_REQUIRED TASK_
Without the pictures, return all of the material exactly as written.

_INFORMATION GIVEN_
· · · · ·

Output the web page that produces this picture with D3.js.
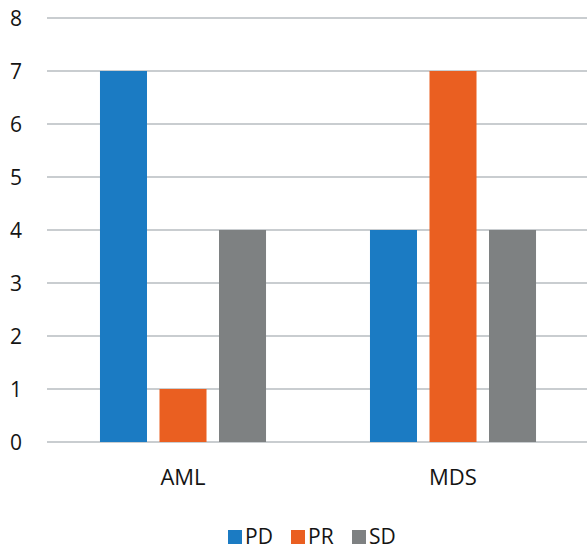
<!DOCTYPE html>
<html>
<head>
<meta charset="utf-8">
<script src="https://cdn.jsdelivr.net/npm/d3@7"></script>
<style>
  html, body { margin: 0; padding: 0; background: #fff; }
  svg { display: block; font-family: "Open Sans", sans-serif; }
</style>
</head>
<body>
<svg id="chart" width="587" height="550"></svg>
<script>
// Response counts per disease group
const categories = ["AML", "MDS"];
const seriesNames = ["PD", "PR", "SD"];
const PD = [7, 4];
const PR = [1, 7];
const SD = [4, 4];
const yTicks = [0, 1, 2, 3, 4, 5, 6, 7, 8];
const colors = ["#1b7bc3", "#ea5f21", "#7e8182"];

const seriesValues = [PD, PR, SD];

const svg = d3.select("#chart");

const y = d3.scaleLinear().domain([0, 8]).range([442, 18]);

const x0 = d3.scaleBand()
  .domain(categories)
  .range([48, 588])
  .paddingInner(0.385)
  .paddingOuter(0.1925);

const x1 = d3.scaleBand()
  .domain(seriesNames)
  .range([0, x0.bandwidth()])
  .paddingInner(0.21);

// horizontal gridlines
svg.append("g")
  .selectAll("line")
  .data(yTicks)
  .join("line")
  .attr("x1", 47)
  .attr("x2", 587)
  .attr("y1", d => y(d))
  .attr("y2", d => y(d))
  .attr("stroke", "#c9cdd0")
  .attr("stroke-width", 2);

// y tick labels
svg.append("g")
  .selectAll("text")
  .data(yTicks)
  .join("text")
  .attr("x", 16)
  .attr("y", d => y(d) + 8)
  .attr("text-anchor", "middle")
  .attr("font-size", 21)
  .attr("fill", "#141414")
  .text(d => d);

// bars
const groups = svg.append("g")
  .selectAll("g")
  .data(categories)
  .join("g")
  .attr("transform", c => `translate(${x0(c)},0)`);

groups.selectAll("rect")
  .data((c, ci) => seriesNames.map((s, si) => ({ s, si, v: seriesValues[si][ci] })))
  .join("rect")
  .attr("x", d => x1(d.s))
  .attr("width", x1.bandwidth())
  .attr("y", d => y(d.v))
  .attr("height", d => y(0) - y(d.v))
  .attr("fill", d => colors[d.si]);

// category labels
svg.append("g")
  .selectAll("text")
  .data(categories)
  .join("text")
  .attr("x", c => x0(c) + x0.bandwidth() / 2)
  .attr("y", 485)
  .attr("text-anchor", "middle")
  .attr("font-size", 22)
  .attr("fill", "#141414")
  .text(c => c);

// legend
const legendX = [228, 291, 352];
const legend = svg.append("g")
  .selectAll("g")
  .data(seriesNames)
  .join("g")
  .attr("transform", (s, i) => `translate(${legendX[i]},530)`);

legend.append("rect")
  .attr("width", 14)
  .attr("height", 14)
  .attr("fill", (s, i) => colors[i]);

legend.append("text")
  .attr("x", 17)
  .attr("y", 14)
  .attr("font-size", 21)
  .attr("fill", "#141414")
  .text(s => s);
</script>
</body>
</html>
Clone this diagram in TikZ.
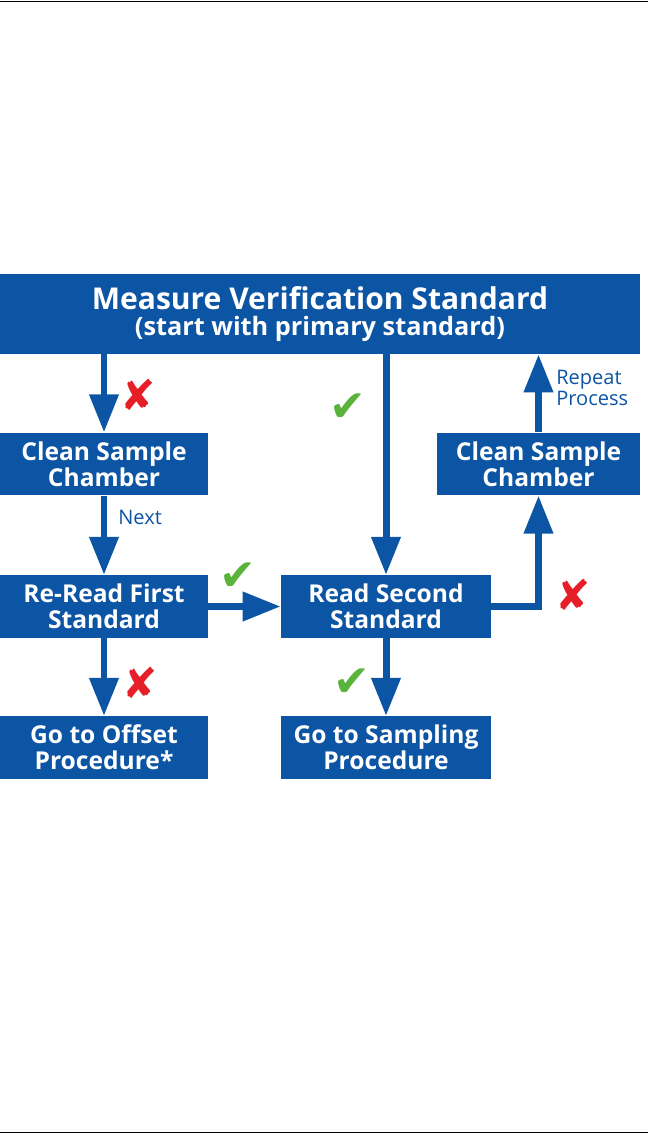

· · · · ·

_COMPLETED TASK_
Output the web page that produces this picture with D3.js.
<!DOCTYPE html>
<html>
<head>
<meta charset="utf-8">
<script src="https://cdn.jsdelivr.net/npm/d3@7"></script>
<style>
  html, body { margin: 0; padding: 0; background: #fff; }
  svg { display: block; font-family: "Open Sans", sans-serif; }
</style>
</head>
<body>
<svg id="chart" width="587" height="550"></svg>
<script>
// Response counts per disease group
const categories = ["AML", "MDS"];
const seriesNames = ["PD", "PR", "SD"];
const PD = [7, 4];
const PR = [1, 7];
const SD = [4, 4];
const yTicks = [0, 1, 2, 3, 4, 5, 6, 7, 8];
const colors = ["#1b7bc3", "#ea5f21", "#7e8182"];

const seriesValues = [PD, PR, SD];

const svg = d3.select("#chart");

const y = d3.scaleLinear().domain([0, 8]).range([442, 18]);

const x0 = d3.scaleBand()
  .domain(categories)
  .range([48, 588])
  .paddingInner(0.385)
  .paddingOuter(0.1925);

const x1 = d3.scaleBand()
  .domain(seriesNames)
  .range([0, x0.bandwidth()])
  .paddingInner(0.21);

// horizontal gridlines
svg.append("g")
  .selectAll("line")
  .data(yTicks)
  .join("line")
  .attr("x1", 47)
  .attr("x2", 587)
  .attr("y1", d => y(d))
  .attr("y2", d => y(d))
  .attr("stroke", "#c9cdd0")
  .attr("stroke-width", 2);

// y tick labels
svg.append("g")
  .selectAll("text")
  .data(yTicks)
  .join("text")
  .attr("x", 16)
  .attr("y", d => y(d) + 8)
  .attr("text-anchor", "middle")
  .attr("font-size", 21)
  .attr("fill", "#141414")
  .text(d => d);

// bars
const groups = svg.append("g")
  .selectAll("g")
  .data(categories)
  .join("g")
  .attr("transform", c => `translate(${x0(c)},0)`);

groups.selectAll("rect")
  .data((c, ci) => seriesNames.map((s, si) => ({ s, si, v: seriesValues[si][ci] })))
  .join("rect")
  .attr("x", d => x1(d.s))
  .attr("width", x1.bandwidth())
  .attr("y", d => y(d.v))
  .attr("height", d => y(0) - y(d.v))
  .attr("fill", d => colors[d.si]);

// category labels
svg.append("g")
  .selectAll("text")
  .data(categories)
  .join("text")
  .attr("x", c => x0(c) + x0.bandwidth() / 2)
  .attr("y", 485)
  .attr("text-anchor", "middle")
  .attr("font-size", 22)
  .attr("fill", "#141414")
  .text(c => c);

// legend
const legendX = [228, 291, 352];
const legend = svg.append("g")
  .selectAll("g")
  .data(seriesNames)
  .join("g")
  .attr("transform", (s, i) => `translate(${legendX[i]},530)`);

legend.append("rect")
  .attr("width", 14)
  .attr("height", 14)
  .attr("fill", (s, i) => colors[i]);

legend.append("text")
  .attr("x", 17)
  .attr("y", 14)
  .attr("font-size", 21)
  .attr("fill", "#141414")
  .text(s => s);
</script>
</body>
</html>
Clone this diagram in TikZ.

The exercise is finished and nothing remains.